Ainda segundo a quarta edição da Jornada CIO, 40% dos executivos que indicam não contar com um DRP justificam essa realidade pela “baixa percepção de risco ou prioridade”, e 18% por “falta de patrocínio de outras lideranças”. É uma cultura nociva, no qual a empresa acredita que os riscos existem, mas que está imune a eles.
A TI também tem sua parcela de responsabilidade, por não saber convencer o negócio dessa importância – 10% dos entrevistados reconhecem não ter sequer conhecimento técnico para criar um DRP.
Responsabilidade compartilhada
Diante disso tudo, é seguro afirmar que, sem um bom plano de contingência de negócios, não é possível elaborar um bom plano de recuperação de desastres – e vice-versa. Ele é um organismo expansivo, que deve obrigatoriamente ir além das fronteiras da TI e ser discutido e elaborado junto com o negócio. Como todo organismo, ele tem vida, de modo que requer atualização constante para não ficar obsoleto, muito menos morrer na praia.

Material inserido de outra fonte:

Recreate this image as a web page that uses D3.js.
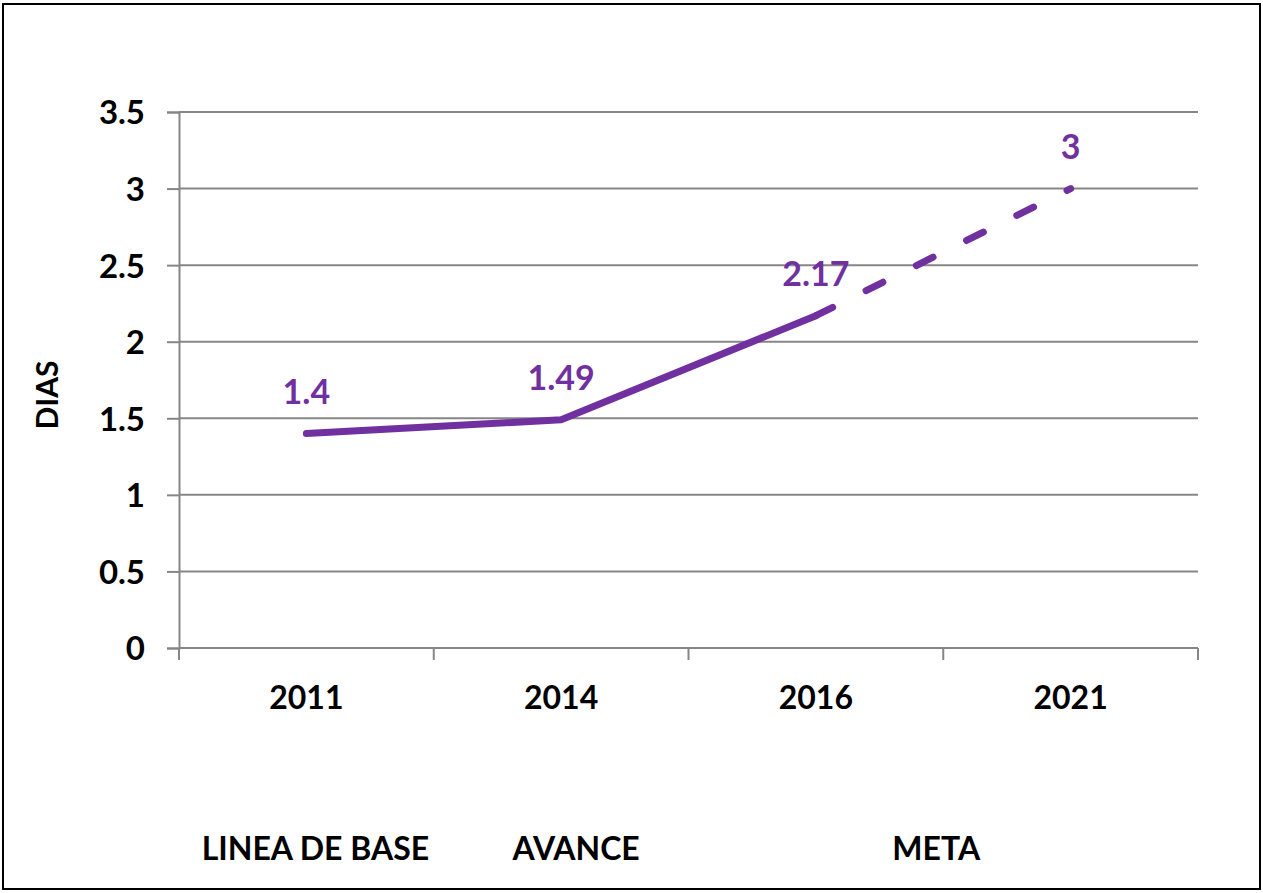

A TI atual esbarra na dificuldade de sair de um modelo majoritariamente operacional. Em muitos casos, não dispõe de tempo sequer para fazer o que precisa, quanto mais para se antecipar a desastres. Mas os desastres estão à espreita, e chamar a atenção para a necessidade de cuidar deles pode ser um primeiro passo para a área recobrar seu protagonismo.